▸ The problem
Your answer should be one number: how many lines of the data include the string "that"?

Start Given records

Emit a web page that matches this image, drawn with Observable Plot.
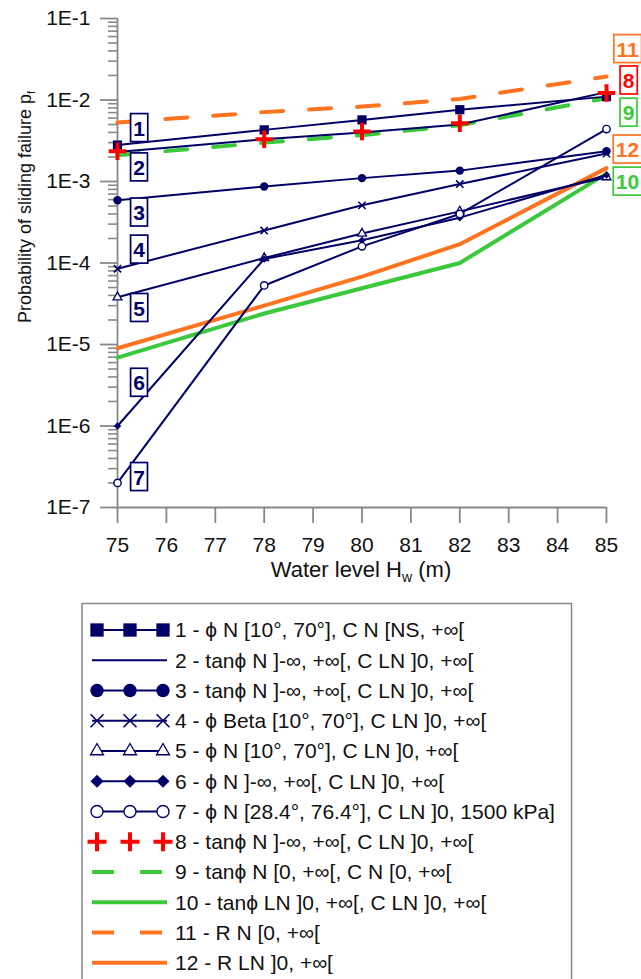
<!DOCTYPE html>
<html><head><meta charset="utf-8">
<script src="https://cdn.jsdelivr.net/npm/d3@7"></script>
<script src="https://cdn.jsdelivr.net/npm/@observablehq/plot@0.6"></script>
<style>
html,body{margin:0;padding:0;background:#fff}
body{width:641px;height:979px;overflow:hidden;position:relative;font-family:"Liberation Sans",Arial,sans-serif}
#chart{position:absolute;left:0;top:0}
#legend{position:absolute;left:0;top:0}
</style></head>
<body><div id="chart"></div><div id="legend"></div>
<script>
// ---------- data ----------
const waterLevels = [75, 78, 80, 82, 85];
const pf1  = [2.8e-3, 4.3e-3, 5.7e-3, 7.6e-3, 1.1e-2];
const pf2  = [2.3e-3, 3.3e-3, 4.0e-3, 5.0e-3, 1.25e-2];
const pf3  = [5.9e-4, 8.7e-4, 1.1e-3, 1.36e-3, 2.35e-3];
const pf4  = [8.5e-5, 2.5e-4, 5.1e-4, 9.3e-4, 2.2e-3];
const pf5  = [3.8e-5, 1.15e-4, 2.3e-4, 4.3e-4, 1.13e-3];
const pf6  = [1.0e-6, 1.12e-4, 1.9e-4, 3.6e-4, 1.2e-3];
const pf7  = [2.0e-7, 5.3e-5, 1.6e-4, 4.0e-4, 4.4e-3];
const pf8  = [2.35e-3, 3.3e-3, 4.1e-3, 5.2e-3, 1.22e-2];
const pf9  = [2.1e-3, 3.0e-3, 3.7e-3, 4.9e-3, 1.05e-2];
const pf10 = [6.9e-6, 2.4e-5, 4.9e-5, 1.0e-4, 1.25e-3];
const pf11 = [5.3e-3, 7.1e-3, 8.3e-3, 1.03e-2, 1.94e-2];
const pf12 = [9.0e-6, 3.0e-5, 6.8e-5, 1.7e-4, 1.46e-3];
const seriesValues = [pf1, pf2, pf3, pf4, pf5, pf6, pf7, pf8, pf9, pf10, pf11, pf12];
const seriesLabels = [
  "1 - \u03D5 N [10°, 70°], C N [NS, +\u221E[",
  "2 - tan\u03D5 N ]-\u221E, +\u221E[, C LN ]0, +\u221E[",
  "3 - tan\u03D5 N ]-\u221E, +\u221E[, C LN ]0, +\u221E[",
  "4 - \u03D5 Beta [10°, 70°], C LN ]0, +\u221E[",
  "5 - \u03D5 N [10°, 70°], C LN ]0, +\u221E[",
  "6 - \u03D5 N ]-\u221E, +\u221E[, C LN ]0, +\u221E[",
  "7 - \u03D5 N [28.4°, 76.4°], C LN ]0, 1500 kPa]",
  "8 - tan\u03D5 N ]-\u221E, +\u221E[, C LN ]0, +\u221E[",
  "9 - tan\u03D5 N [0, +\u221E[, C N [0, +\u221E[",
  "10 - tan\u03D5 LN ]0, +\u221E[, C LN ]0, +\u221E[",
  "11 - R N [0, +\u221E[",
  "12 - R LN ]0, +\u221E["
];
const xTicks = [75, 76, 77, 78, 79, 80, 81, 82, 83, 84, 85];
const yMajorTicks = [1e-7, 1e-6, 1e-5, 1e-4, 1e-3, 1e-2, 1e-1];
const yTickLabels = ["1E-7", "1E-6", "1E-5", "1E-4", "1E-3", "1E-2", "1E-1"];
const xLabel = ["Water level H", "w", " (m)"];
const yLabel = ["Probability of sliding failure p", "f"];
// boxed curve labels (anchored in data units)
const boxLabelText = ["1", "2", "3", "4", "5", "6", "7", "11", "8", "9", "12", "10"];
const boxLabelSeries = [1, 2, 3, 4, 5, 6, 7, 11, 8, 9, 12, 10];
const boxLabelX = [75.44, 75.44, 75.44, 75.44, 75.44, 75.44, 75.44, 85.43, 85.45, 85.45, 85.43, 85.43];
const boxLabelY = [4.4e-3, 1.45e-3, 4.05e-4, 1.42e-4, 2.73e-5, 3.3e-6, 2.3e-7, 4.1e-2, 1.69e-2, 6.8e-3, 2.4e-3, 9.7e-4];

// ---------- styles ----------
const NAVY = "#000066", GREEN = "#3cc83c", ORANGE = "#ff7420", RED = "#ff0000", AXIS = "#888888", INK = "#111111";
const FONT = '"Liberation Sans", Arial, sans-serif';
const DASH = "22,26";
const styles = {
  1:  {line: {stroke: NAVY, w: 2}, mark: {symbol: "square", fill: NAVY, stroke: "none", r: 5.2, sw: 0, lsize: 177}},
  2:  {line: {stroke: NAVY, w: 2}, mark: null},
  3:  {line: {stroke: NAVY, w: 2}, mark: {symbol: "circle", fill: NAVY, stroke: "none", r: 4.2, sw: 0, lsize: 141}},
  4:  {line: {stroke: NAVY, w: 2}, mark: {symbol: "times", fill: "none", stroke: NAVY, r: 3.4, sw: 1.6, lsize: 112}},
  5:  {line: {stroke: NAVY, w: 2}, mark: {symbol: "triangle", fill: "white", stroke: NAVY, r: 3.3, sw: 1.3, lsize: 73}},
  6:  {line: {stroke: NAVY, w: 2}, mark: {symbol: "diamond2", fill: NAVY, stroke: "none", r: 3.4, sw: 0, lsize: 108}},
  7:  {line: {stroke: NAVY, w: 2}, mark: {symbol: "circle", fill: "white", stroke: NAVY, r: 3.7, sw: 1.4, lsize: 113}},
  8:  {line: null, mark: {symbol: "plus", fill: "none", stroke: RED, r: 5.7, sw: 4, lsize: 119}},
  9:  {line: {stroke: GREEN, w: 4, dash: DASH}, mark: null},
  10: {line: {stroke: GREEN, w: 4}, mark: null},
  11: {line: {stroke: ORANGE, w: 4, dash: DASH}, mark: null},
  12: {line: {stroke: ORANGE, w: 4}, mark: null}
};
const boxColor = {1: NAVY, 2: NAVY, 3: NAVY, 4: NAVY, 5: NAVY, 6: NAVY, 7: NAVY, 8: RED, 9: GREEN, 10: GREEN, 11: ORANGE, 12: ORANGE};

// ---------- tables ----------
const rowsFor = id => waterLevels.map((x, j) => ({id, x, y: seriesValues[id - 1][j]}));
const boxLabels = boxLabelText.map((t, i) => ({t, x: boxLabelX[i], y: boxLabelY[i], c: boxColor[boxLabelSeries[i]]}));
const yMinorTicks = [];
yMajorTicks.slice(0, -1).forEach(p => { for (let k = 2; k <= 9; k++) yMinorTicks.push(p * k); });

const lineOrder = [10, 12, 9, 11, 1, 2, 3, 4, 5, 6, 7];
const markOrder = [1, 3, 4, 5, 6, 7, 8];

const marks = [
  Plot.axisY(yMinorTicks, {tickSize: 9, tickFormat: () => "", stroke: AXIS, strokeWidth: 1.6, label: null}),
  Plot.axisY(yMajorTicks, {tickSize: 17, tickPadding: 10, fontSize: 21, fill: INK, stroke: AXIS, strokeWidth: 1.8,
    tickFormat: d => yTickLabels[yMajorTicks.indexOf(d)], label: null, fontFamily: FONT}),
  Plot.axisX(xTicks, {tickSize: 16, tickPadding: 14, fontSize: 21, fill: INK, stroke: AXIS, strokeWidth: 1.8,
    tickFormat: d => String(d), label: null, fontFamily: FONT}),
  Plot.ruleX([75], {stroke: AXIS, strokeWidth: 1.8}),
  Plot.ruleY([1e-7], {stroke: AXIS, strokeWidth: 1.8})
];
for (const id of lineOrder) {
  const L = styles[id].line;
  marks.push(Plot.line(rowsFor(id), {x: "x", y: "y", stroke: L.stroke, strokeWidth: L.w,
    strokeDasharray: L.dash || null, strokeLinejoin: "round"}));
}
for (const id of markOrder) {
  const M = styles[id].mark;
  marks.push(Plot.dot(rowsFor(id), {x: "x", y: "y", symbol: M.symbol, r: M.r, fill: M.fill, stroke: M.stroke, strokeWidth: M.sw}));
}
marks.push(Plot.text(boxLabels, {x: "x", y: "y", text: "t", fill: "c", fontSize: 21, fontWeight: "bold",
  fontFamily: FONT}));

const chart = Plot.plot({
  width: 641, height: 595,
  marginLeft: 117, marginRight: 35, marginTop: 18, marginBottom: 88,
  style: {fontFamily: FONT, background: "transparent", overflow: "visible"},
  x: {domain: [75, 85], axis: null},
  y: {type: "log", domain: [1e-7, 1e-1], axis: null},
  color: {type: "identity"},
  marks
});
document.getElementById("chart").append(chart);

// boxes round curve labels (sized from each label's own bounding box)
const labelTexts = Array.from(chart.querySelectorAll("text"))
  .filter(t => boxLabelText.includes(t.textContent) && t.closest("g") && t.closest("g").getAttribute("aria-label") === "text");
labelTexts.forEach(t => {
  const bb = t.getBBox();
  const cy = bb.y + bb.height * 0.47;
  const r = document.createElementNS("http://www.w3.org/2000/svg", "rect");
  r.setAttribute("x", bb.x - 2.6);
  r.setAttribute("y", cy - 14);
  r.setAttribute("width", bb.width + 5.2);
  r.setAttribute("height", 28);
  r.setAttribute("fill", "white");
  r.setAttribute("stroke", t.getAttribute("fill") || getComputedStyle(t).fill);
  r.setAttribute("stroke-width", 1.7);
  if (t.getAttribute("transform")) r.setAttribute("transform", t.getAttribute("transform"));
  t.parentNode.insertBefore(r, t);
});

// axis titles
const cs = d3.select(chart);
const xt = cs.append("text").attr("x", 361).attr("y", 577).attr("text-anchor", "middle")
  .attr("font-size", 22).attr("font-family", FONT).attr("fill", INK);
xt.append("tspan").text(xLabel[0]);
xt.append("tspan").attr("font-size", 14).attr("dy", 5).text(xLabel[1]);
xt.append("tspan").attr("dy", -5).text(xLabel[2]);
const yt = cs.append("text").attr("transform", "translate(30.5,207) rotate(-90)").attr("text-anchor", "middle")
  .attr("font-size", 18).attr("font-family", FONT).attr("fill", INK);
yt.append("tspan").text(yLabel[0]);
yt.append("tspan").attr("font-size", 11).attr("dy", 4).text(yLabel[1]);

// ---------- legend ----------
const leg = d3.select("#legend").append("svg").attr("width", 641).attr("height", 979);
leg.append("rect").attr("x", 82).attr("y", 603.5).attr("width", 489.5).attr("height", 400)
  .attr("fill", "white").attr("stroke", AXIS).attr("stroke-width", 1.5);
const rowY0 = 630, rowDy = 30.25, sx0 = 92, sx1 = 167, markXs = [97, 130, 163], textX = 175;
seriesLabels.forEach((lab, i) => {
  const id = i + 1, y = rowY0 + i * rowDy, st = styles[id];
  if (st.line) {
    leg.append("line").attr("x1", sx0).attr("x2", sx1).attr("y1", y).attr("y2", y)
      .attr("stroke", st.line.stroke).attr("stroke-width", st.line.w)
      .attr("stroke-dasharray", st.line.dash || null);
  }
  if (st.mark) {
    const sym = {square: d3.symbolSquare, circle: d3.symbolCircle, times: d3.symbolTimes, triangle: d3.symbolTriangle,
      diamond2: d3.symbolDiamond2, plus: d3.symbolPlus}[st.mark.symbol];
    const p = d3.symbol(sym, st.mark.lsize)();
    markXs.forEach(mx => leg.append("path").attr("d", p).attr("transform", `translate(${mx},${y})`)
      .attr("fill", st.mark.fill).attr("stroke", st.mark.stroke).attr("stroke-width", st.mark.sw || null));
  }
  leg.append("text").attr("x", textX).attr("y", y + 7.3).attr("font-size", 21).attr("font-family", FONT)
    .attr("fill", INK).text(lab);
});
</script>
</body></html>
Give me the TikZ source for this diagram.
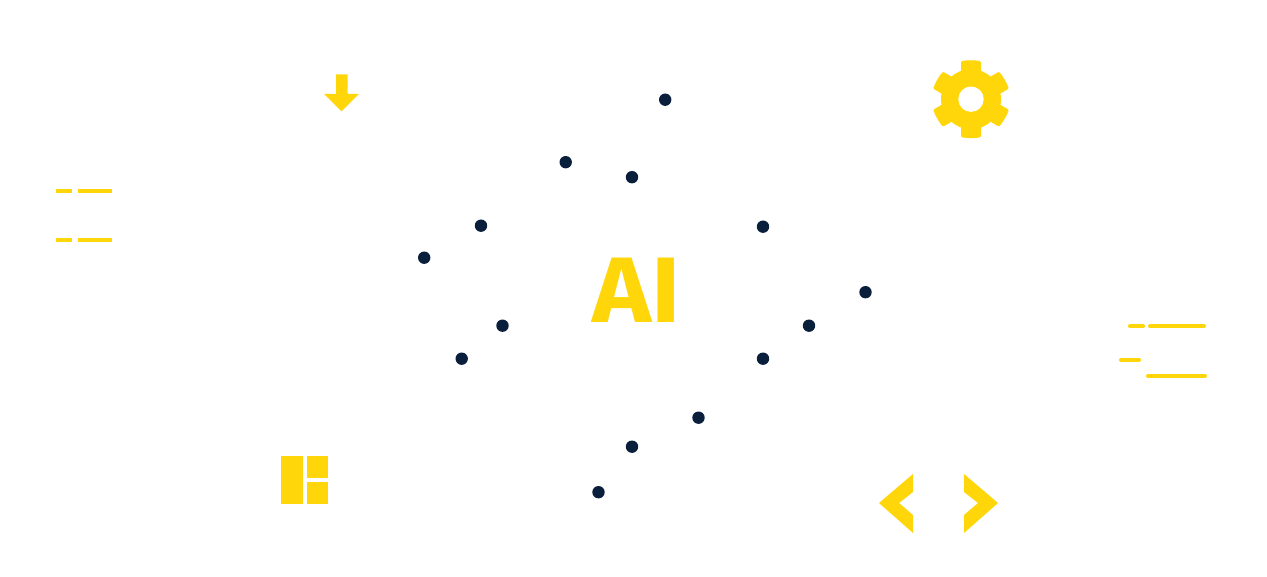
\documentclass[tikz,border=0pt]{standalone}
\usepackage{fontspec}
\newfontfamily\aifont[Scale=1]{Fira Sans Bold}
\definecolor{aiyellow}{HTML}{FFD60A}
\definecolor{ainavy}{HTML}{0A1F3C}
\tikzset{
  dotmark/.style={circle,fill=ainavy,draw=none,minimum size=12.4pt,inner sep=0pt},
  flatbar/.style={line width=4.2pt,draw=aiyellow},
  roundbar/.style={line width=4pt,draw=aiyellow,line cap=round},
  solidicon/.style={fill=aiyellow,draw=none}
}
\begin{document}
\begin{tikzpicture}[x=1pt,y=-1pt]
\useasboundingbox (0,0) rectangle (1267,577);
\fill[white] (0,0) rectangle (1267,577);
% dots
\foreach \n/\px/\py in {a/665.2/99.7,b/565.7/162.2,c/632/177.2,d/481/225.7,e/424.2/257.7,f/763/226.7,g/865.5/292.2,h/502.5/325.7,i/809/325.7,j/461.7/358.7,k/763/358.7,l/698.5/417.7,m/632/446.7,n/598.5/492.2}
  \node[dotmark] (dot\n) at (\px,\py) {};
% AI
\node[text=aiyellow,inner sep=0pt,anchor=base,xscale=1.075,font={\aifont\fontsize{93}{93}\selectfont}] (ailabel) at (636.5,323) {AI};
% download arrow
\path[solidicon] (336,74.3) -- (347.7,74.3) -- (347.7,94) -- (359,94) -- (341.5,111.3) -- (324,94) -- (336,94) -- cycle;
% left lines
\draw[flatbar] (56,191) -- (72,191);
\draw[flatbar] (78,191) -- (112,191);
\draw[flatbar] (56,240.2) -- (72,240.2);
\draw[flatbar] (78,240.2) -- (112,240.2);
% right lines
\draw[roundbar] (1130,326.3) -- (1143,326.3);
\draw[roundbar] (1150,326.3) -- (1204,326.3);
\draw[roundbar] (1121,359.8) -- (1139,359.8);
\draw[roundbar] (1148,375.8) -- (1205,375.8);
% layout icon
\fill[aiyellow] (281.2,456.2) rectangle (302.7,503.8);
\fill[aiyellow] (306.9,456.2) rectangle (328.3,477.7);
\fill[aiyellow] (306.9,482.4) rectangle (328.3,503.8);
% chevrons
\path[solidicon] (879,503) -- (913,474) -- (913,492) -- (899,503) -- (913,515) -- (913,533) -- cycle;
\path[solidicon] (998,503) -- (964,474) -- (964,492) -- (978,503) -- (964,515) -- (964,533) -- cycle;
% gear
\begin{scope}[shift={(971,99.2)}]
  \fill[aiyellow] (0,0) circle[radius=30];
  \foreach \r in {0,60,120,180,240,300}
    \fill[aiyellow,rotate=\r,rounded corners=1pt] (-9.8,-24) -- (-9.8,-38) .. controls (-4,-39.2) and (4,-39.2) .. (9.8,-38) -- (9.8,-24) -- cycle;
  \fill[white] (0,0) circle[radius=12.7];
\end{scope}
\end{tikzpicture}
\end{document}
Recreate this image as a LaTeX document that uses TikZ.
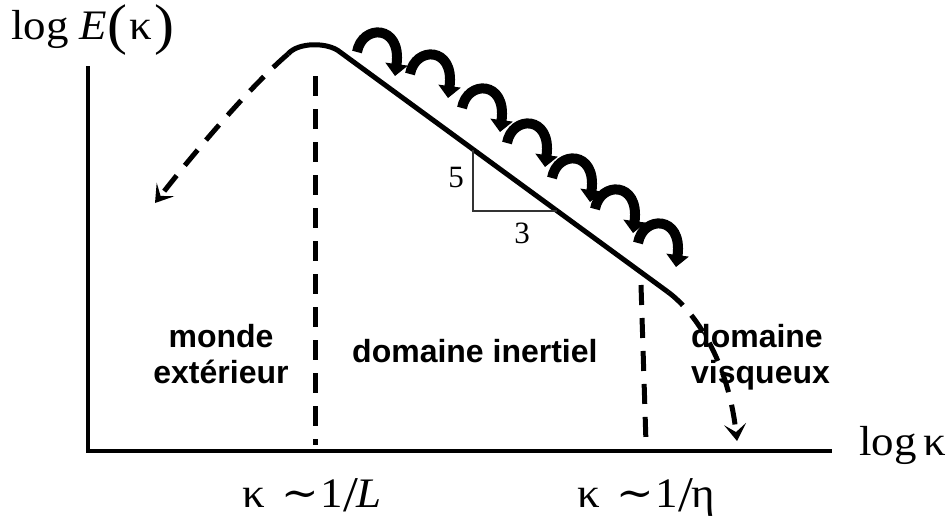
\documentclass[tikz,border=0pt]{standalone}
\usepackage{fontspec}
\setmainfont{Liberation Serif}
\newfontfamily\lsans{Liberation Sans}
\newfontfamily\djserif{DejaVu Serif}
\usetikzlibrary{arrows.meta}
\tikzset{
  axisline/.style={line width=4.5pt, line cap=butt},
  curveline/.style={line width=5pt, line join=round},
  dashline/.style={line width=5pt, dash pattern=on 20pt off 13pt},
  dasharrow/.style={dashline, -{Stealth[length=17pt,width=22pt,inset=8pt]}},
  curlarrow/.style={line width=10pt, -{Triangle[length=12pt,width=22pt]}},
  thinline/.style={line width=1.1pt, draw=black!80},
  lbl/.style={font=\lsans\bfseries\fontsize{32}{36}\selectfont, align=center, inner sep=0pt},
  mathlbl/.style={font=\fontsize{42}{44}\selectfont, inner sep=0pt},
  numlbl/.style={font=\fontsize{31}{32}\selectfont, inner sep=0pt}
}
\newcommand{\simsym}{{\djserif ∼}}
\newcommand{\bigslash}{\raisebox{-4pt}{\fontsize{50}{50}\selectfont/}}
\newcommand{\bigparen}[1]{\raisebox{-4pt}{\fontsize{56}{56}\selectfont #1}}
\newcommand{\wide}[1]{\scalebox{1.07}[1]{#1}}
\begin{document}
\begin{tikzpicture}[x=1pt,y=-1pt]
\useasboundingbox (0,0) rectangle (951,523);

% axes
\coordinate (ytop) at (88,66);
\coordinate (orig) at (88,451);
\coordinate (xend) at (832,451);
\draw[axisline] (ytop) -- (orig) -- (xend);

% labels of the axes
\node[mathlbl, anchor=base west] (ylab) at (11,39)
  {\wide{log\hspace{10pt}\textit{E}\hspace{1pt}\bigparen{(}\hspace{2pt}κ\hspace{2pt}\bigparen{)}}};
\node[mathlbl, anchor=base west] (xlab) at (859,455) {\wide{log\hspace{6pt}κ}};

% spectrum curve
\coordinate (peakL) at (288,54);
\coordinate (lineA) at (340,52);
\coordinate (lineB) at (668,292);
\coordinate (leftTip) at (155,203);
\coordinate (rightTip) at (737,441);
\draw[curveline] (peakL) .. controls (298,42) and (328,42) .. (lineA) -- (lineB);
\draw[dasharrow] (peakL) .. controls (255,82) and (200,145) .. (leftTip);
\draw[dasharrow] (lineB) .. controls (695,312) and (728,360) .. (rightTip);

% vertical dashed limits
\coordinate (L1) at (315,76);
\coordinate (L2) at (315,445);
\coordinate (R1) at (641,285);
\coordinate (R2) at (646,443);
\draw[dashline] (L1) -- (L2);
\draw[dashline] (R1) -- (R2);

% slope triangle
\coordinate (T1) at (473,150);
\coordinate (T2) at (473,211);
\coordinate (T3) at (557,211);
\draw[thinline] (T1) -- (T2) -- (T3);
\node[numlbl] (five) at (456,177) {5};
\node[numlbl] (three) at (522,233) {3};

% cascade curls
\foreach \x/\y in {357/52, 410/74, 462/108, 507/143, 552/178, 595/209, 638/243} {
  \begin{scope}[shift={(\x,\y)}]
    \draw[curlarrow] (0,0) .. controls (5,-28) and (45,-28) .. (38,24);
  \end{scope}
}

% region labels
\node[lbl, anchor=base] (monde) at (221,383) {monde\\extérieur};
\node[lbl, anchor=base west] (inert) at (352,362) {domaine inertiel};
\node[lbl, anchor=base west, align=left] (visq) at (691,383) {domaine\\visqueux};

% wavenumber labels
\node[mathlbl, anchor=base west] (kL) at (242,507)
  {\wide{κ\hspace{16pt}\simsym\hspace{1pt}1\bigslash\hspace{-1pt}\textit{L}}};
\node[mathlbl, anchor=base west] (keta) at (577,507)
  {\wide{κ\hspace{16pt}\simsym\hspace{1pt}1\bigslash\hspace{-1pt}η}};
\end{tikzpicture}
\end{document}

End Given records

▸ Problem solution
2